→ **The exercise**:
Print the material below exactly as it stands, please, from its first line to the line holding "from matplotlib.lines import Line2D", with no pictures.

→ **Data supplied**:
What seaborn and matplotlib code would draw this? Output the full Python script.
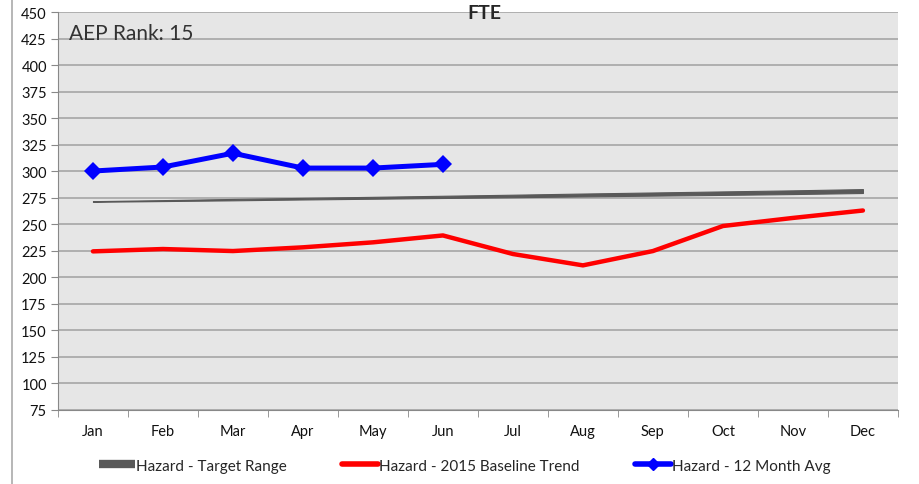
import numpy as np
import pandas as pd
import matplotlib
matplotlib.use("Agg")
import matplotlib.pyplot as plt
import seaborn as sns
from matplotlib.lines import Line2D

months = ["Jan", "Feb", "Mar", "Apr", "May", "Jun", "Jul", "Aug", "Sep", "Oct", "Nov", "Dec"]
baseline = [224.5, 226.7, 224.8, 228.3, 233.0, 239.5, 222.0, 211.3, 224.8, 248.4, 256.0, 263.0]
avg_12m = [300.2, 304.0, 317.0, 303.0, 303.0, 306.5]
target_low = [271.2, 271.9, 272.6, 273.4, 274.1, 274.8, 275.5, 276.3, 277.0, 277.7, 278.5, 279.5]
target_high = [271.8, 272.8, 273.9, 274.9, 275.9, 276.9, 277.9, 279.0, 280.0, 281.0, 282.0, 283.2]

sns.set_style("white")
plt.rcParams["font.family"] = ["Lato", "DejaVu Sans"]

fig = plt.figure(figsize=(9.2, 4.85), dpi=100)
ax = fig.add_axes([0.063, 0.1526, 0.913, 0.8204])
ax.set_facecolor("#e6e6e6")

x = np.arange(len(months))
df_base = pd.DataFrame({"x": x, "v": baseline})
df_avg = pd.DataFrame({"x": x[:len(avg_12m)], "v": avg_12m})

ax.fill_between(x, target_low, target_high, color="#595959", lw=0.8, zorder=2)
sns.lineplot(data=df_base, x="x", y="v", ax=ax, color="#ff0000", lw=3.2, zorder=3)
sns.lineplot(data=df_avg, x="x", y="v", ax=ax, color="#0000ff", lw=3.6,
             marker="D", markersize=9, markeredgewidth=0, zorder=4)

ax.set_xlim(-0.5, 11.5)
ax.set_ylim(75, 450)
ax.set_yticks(np.arange(75, 451, 25))
ax.yaxis.grid(True, color="#a6a6a6", lw=1.2)
ax.set_axisbelow(True)
ax.set_xticks(x)
ax.set_xticklabels(months, fontsize=10.5, color="#111111")
ax.set_xticks(np.arange(-0.5, 12, 1), minor=True)
ax.tick_params(axis="x", which="major", length=0, pad=10)
ax.tick_params(axis="x", which="minor", length=5, color="#888888", direction="out", bottom=True)
ax.tick_params(axis="y", length=5, color="#888888", direction="out", left=True,
               labelsize=10.5, labelcolor="#111111", pad=3)
ax.set_xlabel("")
ax.set_ylabel("")
for s in ["top", "right"]:
    ax.spines[s].set_visible(False)
ax.spines["left"].set_color("#888888")
ax.spines["bottom"].set_color("#888888")

ax.text(0.013, 0.948, "AEP Rank: 15", transform=ax.transAxes, fontsize=15,
        color="#333333", va="center", ha="left")
fig.text(0.527, 0.972, "FTE", fontsize=14, fontweight="bold", ha="center", va="center")

fig.add_artist(Line2D([0.013, 0.013], [0, 1], color="#aaaaaa", lw=1.2))

handles = [
    Line2D([], [], color="#595959", lw=6, solid_capstyle="butt"),
    Line2D([], [], color="#ff0000", lw=4),
    Line2D([], [], color="#0000ff", lw=4, marker="D", markersize=6),
]
labels = ["Hazard - Target Range", "Hazard - 2015 Baseline Trend", "Hazard - 12 Month Avg"]
fig.legend(handles, labels, loc="center", bbox_to_anchor=(0.505, 0.038), ncol=3,
           frameon=False, fontsize=11, handlelength=2.4, handletextpad=0.05, columnspacing=3.6)

fig.savefig("out.png", dpi=100)
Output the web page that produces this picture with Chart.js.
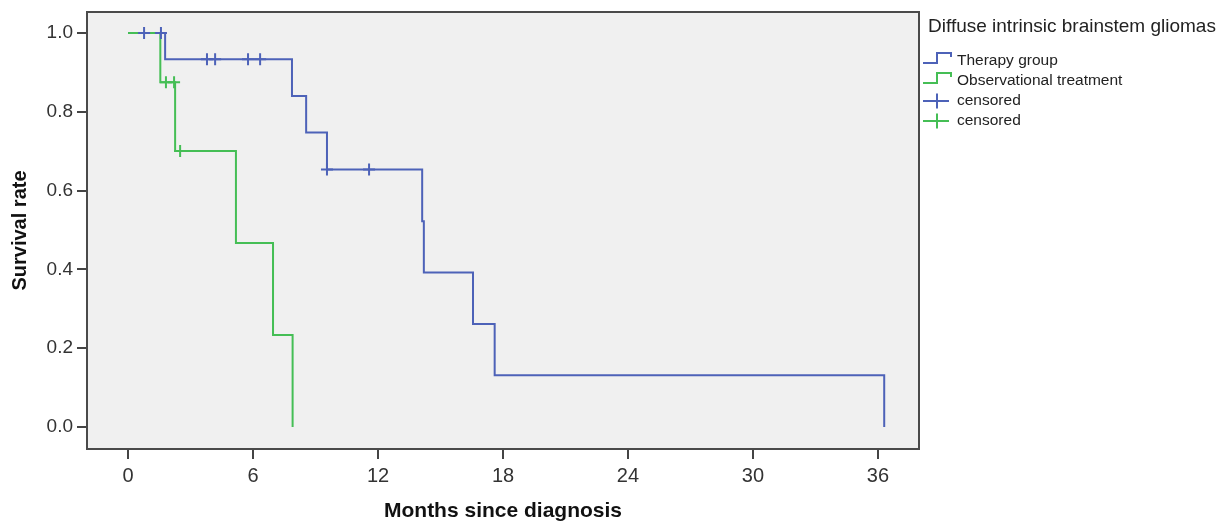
<!DOCTYPE html>
<html>
<head>
<meta charset="utf-8">
<script src="https://cdn.jsdelivr.net/npm/chart.js@4.4.1/dist/chart.umd.min.js"></script>
<style>
  body { margin: 0; background: #fff; }
  #wrap { width: 1229px; height: 524px; }
</style>
</head>
<body>
<div id="wrap"><canvas id="km" width="1229" height="524"></canvas></div>
<script>
// Kaplan-Meier steps (months, survival)
const therapyTimes = [0, 1.78, 7.87, 8.55, 9.55, 14.12, 14.2, 16.56, 17.6, 36.3];
const therapySurv = [1, 0.933, 0.84, 0.747, 0.653, 0.522, 0.392, 0.261, 0.131, 0];
const therapyCensTimes = [0.77, 1.58, 3.79, 4.18, 5.76, 6.34, 9.55, 11.57];
const therapyCensSurv = [1, 1, 0.933, 0.933, 0.933, 0.933, 0.653, 0.653];

const obsTimes = [0, 1.55, 2.26, 5.18, 6.96, 7.9];
const obsSurv = [1, 0.875, 0.7, 0.467, 0.233, 0];
const obsCensTimes = [1.82, 2.21, 2.5];
const obsCensSurv = [0.875, 0.875, 0.7];

const xTicks = [0, 6, 12, 18, 24, 30, 36];
const yTicks = [0, 0.2, 0.4, 0.6, 0.8, 1.0];

const legendTitle = "Diffuse intrinsic brainstem gliomas";
const legendNames = ["Therapy group", "Observational treatment", "censored", "censored"];

const BLUE = "#4d62b8";
const GREEN = "#45be55";
const FONT = "'Liberation Sans', Arial, sans-serif";

const pts = (xs, ys) => xs.map((x, i) => ({ x: x, y: ys[i] }));

// Plot background, frame and the SPSS-style legend
const frameAndLegend = {
  id: "frameAndLegend",
  beforeDraw(chart) {
    const { ctx, chartArea: a } = chart;
    ctx.save();
    ctx.fillStyle = "#f0f0f0";
    ctx.fillRect(a.left, a.top, a.right - a.left, a.bottom - a.top);
    ctx.restore();
  },
  afterDraw(chart) {
    const { ctx, chartArea: a } = chart;
    ctx.save();
    ctx.strokeStyle = "#4a4a4a";
    ctx.lineWidth = 2;
    ctx.strokeRect(a.left, a.top, a.right - a.left, a.bottom - a.top);

    // legend
    const lx = 923;
    ctx.fillStyle = "#222";
    ctx.textBaseline = "middle";
    ctx.font = "19px " + FONT;
    ctx.fillText(legendTitle, 928, 27);

    const colors = [BLUE, GREEN, BLUE, GREEN];
    ctx.font = "15.5px " + FONT;
    legendNames.forEach((name, i) => {
      const cy = 61 + i * 20;
      ctx.strokeStyle = colors[i];
      ctx.lineWidth = 2;
      ctx.beginPath();
      if (i < 2) {
        ctx.moveTo(lx, cy + 2);
        ctx.lineTo(lx + 14, cy + 2);
        ctx.lineTo(lx + 14, cy - 8);
        ctx.lineTo(lx + 28, cy - 8);
        ctx.lineTo(lx + 28, cy - 4);
      } else {
        ctx.moveTo(lx, cy);
        ctx.lineTo(lx + 26, cy);
        ctx.moveTo(lx + 14, cy - 7.5);
        ctx.lineTo(lx + 14, cy + 7.5);
      }
      ctx.stroke();
      ctx.fillStyle = "#222";
      ctx.fillText(name, 957, cy);
    });
    ctx.restore();
  },
};

new Chart(document.getElementById("km"), {
  type: "scatter",
  data: {
    datasets: [
      {
        label: "censored",
        data: pts(therapyCensTimes, therapyCensSurv),
        pointStyle: "cross",
        pointRadius: 6,
        borderColor: BLUE,
        borderWidth: 2,
        order: 0,
      },
      {
        label: "censored",
        data: pts(obsCensTimes, obsCensSurv),
        pointStyle: "cross",
        pointRadius: 6,
        borderColor: GREEN,
        borderWidth: 2,
        order: 1,
      },
      {
        label: "Observational treatment",
        data: pts(obsTimes, obsSurv),
        showLine: true,
        stepped: true,
        borderColor: GREEN,
        borderWidth: 2,
        pointRadius: 0,
        order: 2,
      },
      {
        label: "Therapy group",
        data: pts(therapyTimes, therapySurv),
        showLine: true,
        stepped: true,
        borderColor: BLUE,
        borderWidth: 2,
        pointRadius: 0,
        order: 3,
      },
    ],
  },
  options: {
    responsive: false,
    animation: false,
    events: [],
    layout: { padding: { top: 12, right: 310, left: 0, bottom: 0 } },
    plugins: { legend: { display: false }, tooltip: { enabled: false } },
    scales: {
      x: {
        type: "linear",
        min: -1.97,
        max: 37.97,
        afterBuildTicks: (s) => { s.ticks = xTicks.map((v) => ({ value: v })); },
        afterFit: (s) => { s.height = 75; s.paddingLeft = 0; s.paddingRight = 0; },
        border: { display: false },
        grid: { drawOnChartArea: false, tickLength: 10, color: "#444", lineWidth: 2 },
        ticks: {
          padding: 5,
          maxRotation: 0,
          color: "#333",
          font: { family: FONT, size: 20 },
        },
        title: {
          display: true,
          text: "Months since diagnosis",
          color: "#111",
          font: { family: FONT, size: 21, weight: "bold" },
          padding: { top: 0, bottom: 0 },
        },
      },
      y: {
        min: -0.056,
        max: 1.053,
        afterBuildTicks: (s) => { s.ticks = yTicks.map((v) => ({ value: v })); },
        afterFit: (s) => { s.width = 87; s.paddingTop = 0; s.paddingBottom = 0; },
        border: { display: false },
        grid: { drawOnChartArea: false, tickLength: 10, color: "#444", lineWidth: 2 },
        ticks: {
          padding: 4,
          color: "#333",
          font: { family: FONT, size: 19 },
          callback: (v) => v.toFixed(1),
        },
        title: {
          display: true,
          text: "Survival rate",
          color: "#111",
          font: { family: FONT, size: 20, weight: "bold" },
          padding: { top: 8, bottom: 0 },
        },
      },
    },
  },
  plugins: [frameAndLegend],
});
</script>
</body>
</html>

→ **In response**:
What seaborn and matplotlib code would draw this? Output the full Python script.
import numpy as np
import pandas as pd
import matplotlib
matplotlib.use("Agg")
import matplotlib.pyplot as plt
import seaborn as sns
from matplotlib.lines import Line2D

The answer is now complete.